Directions for this task: Look below for the line containing "Clone this chart in matplotlib."; from there through the line containing "s.set_linewidth(1.3)", both lines included, please set down each line exactly and nothing else.

*****

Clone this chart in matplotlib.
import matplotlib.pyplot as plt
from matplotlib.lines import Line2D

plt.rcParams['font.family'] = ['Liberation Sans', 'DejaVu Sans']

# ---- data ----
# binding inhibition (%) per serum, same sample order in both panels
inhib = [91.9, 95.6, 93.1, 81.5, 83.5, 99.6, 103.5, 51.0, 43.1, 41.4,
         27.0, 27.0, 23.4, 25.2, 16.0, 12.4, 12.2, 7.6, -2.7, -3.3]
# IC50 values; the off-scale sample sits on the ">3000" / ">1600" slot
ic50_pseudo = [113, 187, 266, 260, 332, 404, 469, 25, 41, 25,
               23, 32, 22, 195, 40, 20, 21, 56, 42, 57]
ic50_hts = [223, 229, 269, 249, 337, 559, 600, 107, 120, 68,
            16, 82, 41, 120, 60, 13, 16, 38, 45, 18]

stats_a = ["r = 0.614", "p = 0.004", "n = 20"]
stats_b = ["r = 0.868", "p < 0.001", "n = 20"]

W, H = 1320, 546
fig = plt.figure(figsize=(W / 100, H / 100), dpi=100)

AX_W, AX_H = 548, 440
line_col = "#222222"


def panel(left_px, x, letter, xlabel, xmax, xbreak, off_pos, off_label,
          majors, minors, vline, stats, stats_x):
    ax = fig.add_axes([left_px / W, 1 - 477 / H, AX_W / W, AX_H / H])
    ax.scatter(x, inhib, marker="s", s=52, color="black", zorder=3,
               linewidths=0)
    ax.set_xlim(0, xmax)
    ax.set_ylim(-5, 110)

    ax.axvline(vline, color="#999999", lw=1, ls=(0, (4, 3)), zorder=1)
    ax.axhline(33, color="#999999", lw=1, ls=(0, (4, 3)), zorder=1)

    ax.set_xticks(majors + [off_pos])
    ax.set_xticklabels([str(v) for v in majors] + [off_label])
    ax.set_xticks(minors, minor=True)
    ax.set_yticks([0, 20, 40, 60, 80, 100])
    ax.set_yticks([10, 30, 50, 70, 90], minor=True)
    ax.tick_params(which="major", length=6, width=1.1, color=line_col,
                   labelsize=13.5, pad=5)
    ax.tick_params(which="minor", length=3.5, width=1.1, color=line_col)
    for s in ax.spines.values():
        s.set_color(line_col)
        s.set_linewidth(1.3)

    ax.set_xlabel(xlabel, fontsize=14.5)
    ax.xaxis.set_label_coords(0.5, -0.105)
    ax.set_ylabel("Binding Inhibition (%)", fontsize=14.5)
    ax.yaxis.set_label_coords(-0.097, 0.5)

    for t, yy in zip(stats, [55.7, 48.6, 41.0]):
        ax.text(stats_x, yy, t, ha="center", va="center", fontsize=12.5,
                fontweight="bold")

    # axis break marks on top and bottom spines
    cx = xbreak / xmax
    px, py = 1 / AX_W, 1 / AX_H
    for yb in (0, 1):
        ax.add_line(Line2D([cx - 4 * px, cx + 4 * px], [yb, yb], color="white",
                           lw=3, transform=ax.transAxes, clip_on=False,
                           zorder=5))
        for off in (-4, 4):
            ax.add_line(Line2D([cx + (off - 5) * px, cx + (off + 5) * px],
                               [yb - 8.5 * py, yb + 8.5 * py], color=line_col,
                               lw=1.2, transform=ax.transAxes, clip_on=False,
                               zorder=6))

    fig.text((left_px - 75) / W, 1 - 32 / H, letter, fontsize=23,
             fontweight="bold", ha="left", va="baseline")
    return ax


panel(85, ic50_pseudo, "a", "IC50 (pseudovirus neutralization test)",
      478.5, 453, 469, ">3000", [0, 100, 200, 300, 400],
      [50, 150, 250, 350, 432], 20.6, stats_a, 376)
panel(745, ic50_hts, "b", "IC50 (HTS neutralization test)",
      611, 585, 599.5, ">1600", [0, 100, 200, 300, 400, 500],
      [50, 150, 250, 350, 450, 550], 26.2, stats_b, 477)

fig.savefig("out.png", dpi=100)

*****

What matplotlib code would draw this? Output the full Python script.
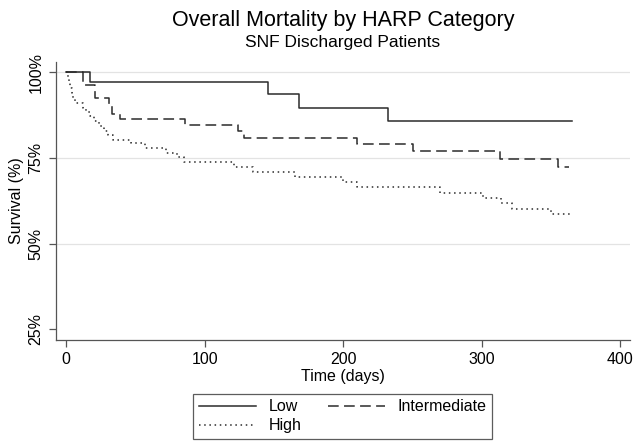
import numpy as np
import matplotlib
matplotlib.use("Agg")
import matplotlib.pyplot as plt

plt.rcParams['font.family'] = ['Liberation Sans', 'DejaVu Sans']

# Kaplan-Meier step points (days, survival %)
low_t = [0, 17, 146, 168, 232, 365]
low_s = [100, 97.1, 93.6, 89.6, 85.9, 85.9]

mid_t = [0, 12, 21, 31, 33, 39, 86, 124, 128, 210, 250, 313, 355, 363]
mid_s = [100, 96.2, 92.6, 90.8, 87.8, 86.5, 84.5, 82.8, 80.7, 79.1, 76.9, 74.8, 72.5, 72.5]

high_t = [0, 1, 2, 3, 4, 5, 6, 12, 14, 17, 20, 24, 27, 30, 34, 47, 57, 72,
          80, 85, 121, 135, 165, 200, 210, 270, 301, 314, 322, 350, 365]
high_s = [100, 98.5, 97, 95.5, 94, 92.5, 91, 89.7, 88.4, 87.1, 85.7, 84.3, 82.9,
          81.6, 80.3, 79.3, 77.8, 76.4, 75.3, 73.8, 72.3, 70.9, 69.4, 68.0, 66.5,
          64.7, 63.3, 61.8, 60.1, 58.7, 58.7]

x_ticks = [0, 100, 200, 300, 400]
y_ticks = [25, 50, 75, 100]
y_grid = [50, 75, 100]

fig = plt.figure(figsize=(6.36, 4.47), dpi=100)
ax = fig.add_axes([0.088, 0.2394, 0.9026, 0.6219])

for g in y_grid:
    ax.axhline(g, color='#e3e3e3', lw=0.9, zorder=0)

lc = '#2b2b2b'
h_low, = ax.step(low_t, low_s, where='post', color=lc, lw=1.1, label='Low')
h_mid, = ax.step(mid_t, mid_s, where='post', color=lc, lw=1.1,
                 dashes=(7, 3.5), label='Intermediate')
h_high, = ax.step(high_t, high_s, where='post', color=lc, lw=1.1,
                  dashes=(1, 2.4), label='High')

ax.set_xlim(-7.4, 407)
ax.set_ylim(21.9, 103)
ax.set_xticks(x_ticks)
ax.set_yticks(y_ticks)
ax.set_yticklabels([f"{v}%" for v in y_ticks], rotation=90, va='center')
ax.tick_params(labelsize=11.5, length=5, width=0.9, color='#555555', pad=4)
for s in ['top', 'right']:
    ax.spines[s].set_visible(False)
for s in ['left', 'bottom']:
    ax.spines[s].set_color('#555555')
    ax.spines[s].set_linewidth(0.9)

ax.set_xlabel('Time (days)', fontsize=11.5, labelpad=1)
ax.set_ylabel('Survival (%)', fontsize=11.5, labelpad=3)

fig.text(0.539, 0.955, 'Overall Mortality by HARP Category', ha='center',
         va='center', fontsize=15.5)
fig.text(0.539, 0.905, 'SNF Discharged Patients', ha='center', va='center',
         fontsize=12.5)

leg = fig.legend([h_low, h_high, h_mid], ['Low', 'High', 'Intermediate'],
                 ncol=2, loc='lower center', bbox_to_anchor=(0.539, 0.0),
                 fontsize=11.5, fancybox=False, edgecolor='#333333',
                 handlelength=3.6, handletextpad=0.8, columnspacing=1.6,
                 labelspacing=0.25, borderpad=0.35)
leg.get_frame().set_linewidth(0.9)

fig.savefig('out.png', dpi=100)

*****

Task response:
Clone this chart in matplotlib.
import matplotlib.pyplot as plt
from matplotlib.lines import Line2D

plt.rcParams['font.family'] = ['Liberation Sans', 'DejaVu Sans']

# ---- data ----
# binding inhibition (%) per serum, same sample order in both panels
inhib = [91.9, 95.6, 93.1, 81.5, 83.5, 99.6, 103.5, 51.0, 43.1, 41.4,
         27.0, 27.0, 23.4, 25.2, 16.0, 12.4, 12.2, 7.6, -2.7, -3.3]
# IC50 values; the off-scale sample sits on the ">3000" / ">1600" slot
ic50_pseudo = [113, 187, 266, 260, 332, 404, 469, 25, 41, 25,
               23, 32, 22, 195, 40, 20, 21, 56, 42, 57]
ic50_hts = [223, 229, 269, 249, 337, 559, 600, 107, 120, 68,
            16, 82, 41, 120, 60, 13, 16, 38, 45, 18]

stats_a = ["r = 0.614", "p = 0.004", "n = 20"]
stats_b = ["r = 0.868", "p < 0.001", "n = 20"]

W, H = 1320, 546
fig = plt.figure(figsize=(W / 100, H / 100), dpi=100)

AX_W, AX_H = 548, 440
line_col = "#222222"


def panel(left_px, x, letter, xlabel, xmax, xbreak, off_pos, off_label,
          majors, minors, vline, stats, stats_x):
    ax = fig.add_axes([left_px / W, 1 - 477 / H, AX_W / W, AX_H / H])
    ax.scatter(x, inhib, marker="s", s=52, color="black", zorder=3,
               linewidths=0)
    ax.set_xlim(0, xmax)
    ax.set_ylim(-5, 110)

    ax.axvline(vline, color="#999999", lw=1, ls=(0, (4, 3)), zorder=1)
    ax.axhline(33, color="#999999", lw=1, ls=(0, (4, 3)), zorder=1)

    ax.set_xticks(majors + [off_pos])
    ax.set_xticklabels([str(v) for v in majors] + [off_label])
    ax.set_xticks(minors, minor=True)
    ax.set_yticks([0, 20, 40, 60, 80, 100])
    ax.set_yticks([10, 30, 50, 70, 90], minor=True)
    ax.tick_params(which="major", length=6, width=1.1, color=line_col,
                   labelsize=13.5, pad=5)
    ax.tick_params(which="minor", length=3.5, width=1.1, color=line_col)
    for s in ax.spines.values():
        s.set_color(line_col)
        s.set_linewidth(1.3)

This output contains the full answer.